A majority of people responding to a recent opinion poll have singled out the legislature as the most corrupt agency in the country, according to the results of a survey released by the Transparency International's Taiwan chapter.
The poll was part of a global survey released by the Berlin-based anti-graft group Transparency International (TI) on the UN's Anti-Corruption Day on Friday.
Up to 78 percent of those responding to the survey said they feel that the Legislative Yuan is most corrupt, and 69 percent said political parties are corrupt. The least corrupt institutions cited by local respondents are religious groups, non government organizations and household registration agencies. Thirty-five percent of those surveyed said they believe that corruption will increase over the next three years.

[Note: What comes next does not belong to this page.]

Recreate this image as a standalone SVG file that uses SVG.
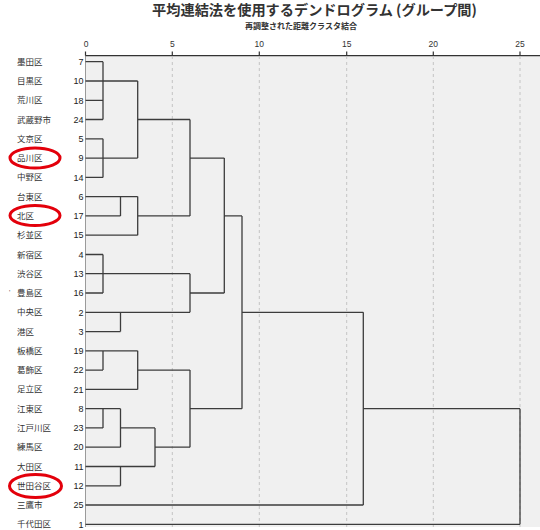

According to TI's 2005 Global Barometer survey, corruption is on the increase in most countries and poor people are often the hardest hit.
Nearly 55,000 people in 69 countries were surveyed for the Corruption Barometer as part of a Gallup poll conducted between May and October.
The poll found that a majority of people in 48 out of 69 countries surveyed thought the problem had worsened over the past three years.
"Today's survey shows that people believe corruption is deeply embedded in their countries, " TI Chairwoman Huguette Labelle said. "When a poor young mother believes that her government places its own interests above her child's, or that securing services like that child's basic health requires a hand under the table, her hope for the future is dampened," she said.